This week our Chief Economist took a deep dive into the numbers to examine the current health crisis versus the housing crisis of 2008.
The reason why? People wonder if we are going to have another housing meltdown nationally and going to see foreclosures and short sales dramatically increase.
It turns out that the numbers show that today’s housing environment is quite different than 2007, right before the housing bubble burst.
Specifically, homeowners are in a vastly different situation with their mortgage compared to the pre-Great Recession’s housing meltdown.
In addition to much higher credit scores and much higher amounts of equity compared to 2007, the most significant difference today is in the amount of ARM mortgages.
Back in years leading up to the housing bubble, Adjustable Rate Mortgages were very prevalent. In 2007 there were just under 13 million active adjustable rate loans, today there are just over 3 million.
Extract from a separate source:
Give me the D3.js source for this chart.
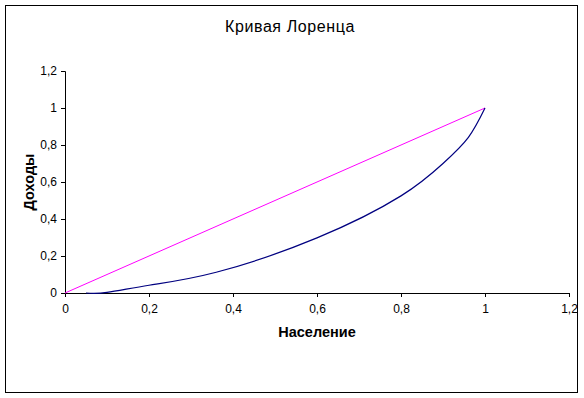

The number of those ARMs that would reset within three years was 5 million in 2007 compared to only 320,000 today.
It’s those Adjustable Rate loans resetting to a higher monthly payment that caused such a big part of the housing crisis back in 2008 to 2010.
Back then not only was people’s employment impacted, but many were facing increased monthly mortgage payments.
That’s why there were so many foreclosures and short sales in 2008 to 2010.
That is not the case today and one of many reasons why we don’t foresee a housing meltdown.